▸ **WHAT YOU WILL DO**
Reproduce the section of the listing that begins at the line containing "Write the TikZ code for this diagram." and finishes at the line containing "(0,0) rectangle (1202,981);". Include both end lines and nothing beyond them.

▸ **RECORD LIST**
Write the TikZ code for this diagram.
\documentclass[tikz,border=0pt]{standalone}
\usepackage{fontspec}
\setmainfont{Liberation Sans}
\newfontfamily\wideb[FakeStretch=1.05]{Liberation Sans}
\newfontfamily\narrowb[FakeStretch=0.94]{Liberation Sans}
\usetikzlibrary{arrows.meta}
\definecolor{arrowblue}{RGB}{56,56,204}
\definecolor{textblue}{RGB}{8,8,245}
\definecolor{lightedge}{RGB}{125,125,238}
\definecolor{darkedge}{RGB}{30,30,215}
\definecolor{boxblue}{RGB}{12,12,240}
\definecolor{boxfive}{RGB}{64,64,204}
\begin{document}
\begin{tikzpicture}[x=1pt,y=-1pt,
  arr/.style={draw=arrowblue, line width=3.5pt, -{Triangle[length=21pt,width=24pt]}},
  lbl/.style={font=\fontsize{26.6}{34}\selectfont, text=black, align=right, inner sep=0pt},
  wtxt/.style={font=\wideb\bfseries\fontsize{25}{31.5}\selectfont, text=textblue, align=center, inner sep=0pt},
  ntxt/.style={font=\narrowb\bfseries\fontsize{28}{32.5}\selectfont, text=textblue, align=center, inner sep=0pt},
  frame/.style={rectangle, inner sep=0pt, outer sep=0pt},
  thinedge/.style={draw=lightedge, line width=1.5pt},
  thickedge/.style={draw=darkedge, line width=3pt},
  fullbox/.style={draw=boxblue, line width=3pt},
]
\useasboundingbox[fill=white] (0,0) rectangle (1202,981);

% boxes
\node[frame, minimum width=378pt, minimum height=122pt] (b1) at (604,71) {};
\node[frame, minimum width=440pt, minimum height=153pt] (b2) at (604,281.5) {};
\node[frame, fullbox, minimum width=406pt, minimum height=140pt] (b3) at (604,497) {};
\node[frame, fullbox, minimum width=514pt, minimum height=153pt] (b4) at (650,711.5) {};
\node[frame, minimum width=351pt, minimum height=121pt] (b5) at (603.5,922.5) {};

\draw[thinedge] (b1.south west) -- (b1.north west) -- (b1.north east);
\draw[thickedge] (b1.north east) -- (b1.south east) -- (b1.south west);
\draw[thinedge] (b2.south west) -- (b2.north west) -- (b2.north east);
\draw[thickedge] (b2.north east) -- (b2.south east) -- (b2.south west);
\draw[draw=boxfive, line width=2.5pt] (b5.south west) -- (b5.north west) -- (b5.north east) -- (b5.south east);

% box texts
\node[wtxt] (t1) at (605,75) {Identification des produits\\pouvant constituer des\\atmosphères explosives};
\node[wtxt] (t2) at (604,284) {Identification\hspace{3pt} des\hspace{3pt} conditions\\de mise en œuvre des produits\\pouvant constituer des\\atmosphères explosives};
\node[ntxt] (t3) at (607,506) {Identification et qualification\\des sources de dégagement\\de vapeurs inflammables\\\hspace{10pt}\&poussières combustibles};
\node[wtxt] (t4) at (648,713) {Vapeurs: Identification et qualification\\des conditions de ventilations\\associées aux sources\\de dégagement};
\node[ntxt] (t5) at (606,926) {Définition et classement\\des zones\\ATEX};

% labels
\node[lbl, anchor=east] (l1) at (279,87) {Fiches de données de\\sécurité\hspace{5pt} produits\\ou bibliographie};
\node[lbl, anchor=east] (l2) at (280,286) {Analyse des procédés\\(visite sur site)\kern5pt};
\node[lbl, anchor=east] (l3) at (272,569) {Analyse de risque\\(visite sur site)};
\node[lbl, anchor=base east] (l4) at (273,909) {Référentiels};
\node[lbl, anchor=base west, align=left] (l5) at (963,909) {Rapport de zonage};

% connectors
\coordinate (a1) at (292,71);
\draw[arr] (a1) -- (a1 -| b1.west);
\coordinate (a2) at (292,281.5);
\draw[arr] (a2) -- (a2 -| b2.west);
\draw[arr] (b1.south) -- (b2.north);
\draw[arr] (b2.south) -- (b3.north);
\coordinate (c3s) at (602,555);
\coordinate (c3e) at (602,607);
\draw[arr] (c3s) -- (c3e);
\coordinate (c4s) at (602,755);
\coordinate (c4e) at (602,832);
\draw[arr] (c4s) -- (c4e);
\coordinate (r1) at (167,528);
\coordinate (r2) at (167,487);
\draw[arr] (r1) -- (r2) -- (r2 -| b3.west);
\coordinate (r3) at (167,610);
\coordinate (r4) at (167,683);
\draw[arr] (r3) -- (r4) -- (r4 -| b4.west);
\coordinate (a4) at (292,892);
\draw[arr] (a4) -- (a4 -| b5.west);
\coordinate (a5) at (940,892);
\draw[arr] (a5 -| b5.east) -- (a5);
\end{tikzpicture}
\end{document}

---

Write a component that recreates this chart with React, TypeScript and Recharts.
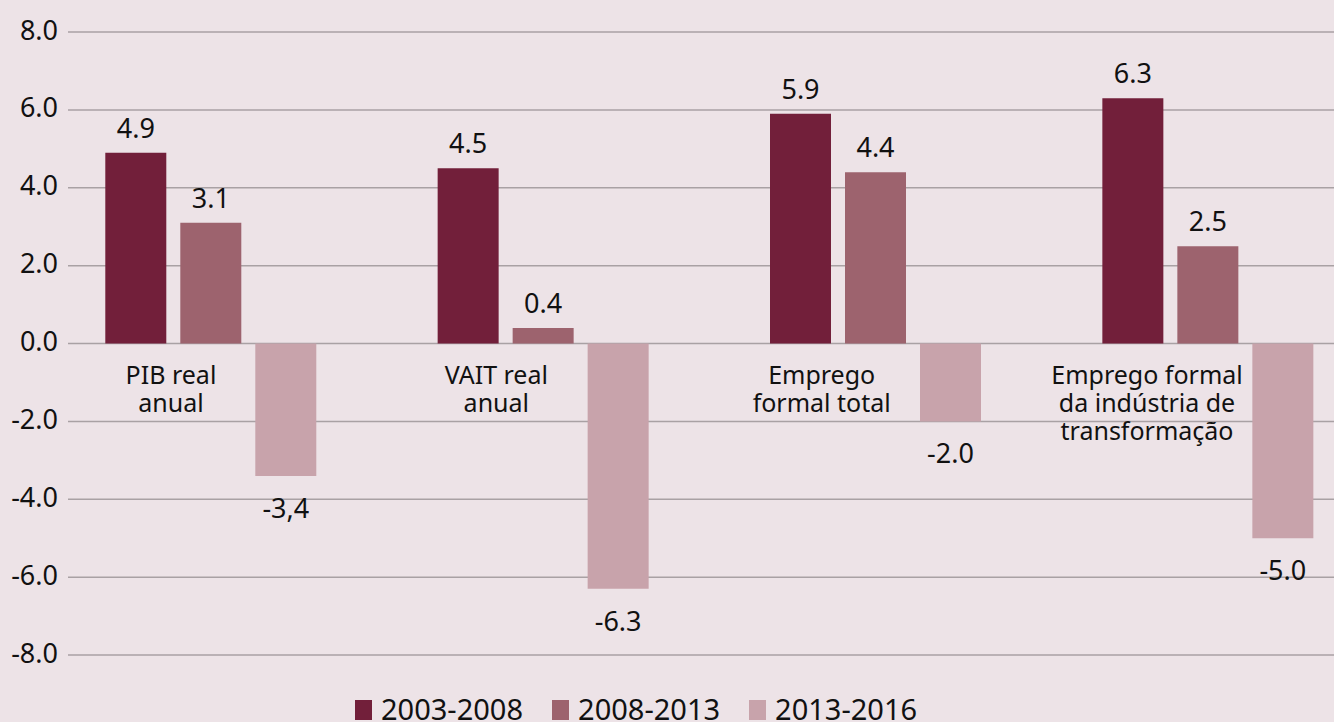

▸ **EXERCISE OUTPUT**
Write the TikZ code for this diagram.
\documentclass[tikz,border=0pt]{standalone}
\usepackage{fontspec}
\setmainfont{Liberation Sans}
\newfontfamily\wideb[FakeStretch=1.05]{Liberation Sans}
\newfontfamily\narrowb[FakeStretch=0.94]{Liberation Sans}
\usetikzlibrary{arrows.meta}
\definecolor{arrowblue}{RGB}{56,56,204}
\definecolor{textblue}{RGB}{8,8,245}
\definecolor{lightedge}{RGB}{125,125,238}
\definecolor{darkedge}{RGB}{30,30,215}
\definecolor{boxblue}{RGB}{12,12,240}
\definecolor{boxfive}{RGB}{64,64,204}
\begin{document}
\begin{tikzpicture}[x=1pt,y=-1pt,
  arr/.style={draw=arrowblue, line width=3.5pt, -{Triangle[length=21pt,width=24pt]}},
  lbl/.style={font=\fontsize{26.6}{34}\selectfont, text=black, align=right, inner sep=0pt},
  wtxt/.style={font=\wideb\bfseries\fontsize{25}{31.5}\selectfont, text=textblue, align=center, inner sep=0pt},
  ntxt/.style={font=\narrowb\bfseries\fontsize{28}{32.5}\selectfont, text=textblue, align=center, inner sep=0pt},
  frame/.style={rectangle, inner sep=0pt, outer sep=0pt},
  thinedge/.style={draw=lightedge, line width=1.5pt},
  thickedge/.style={draw=darkedge, line width=3pt},
  fullbox/.style={draw=boxblue, line width=3pt},
]
\useasboundingbox[fill=white] (0,0) rectangle (1202,981);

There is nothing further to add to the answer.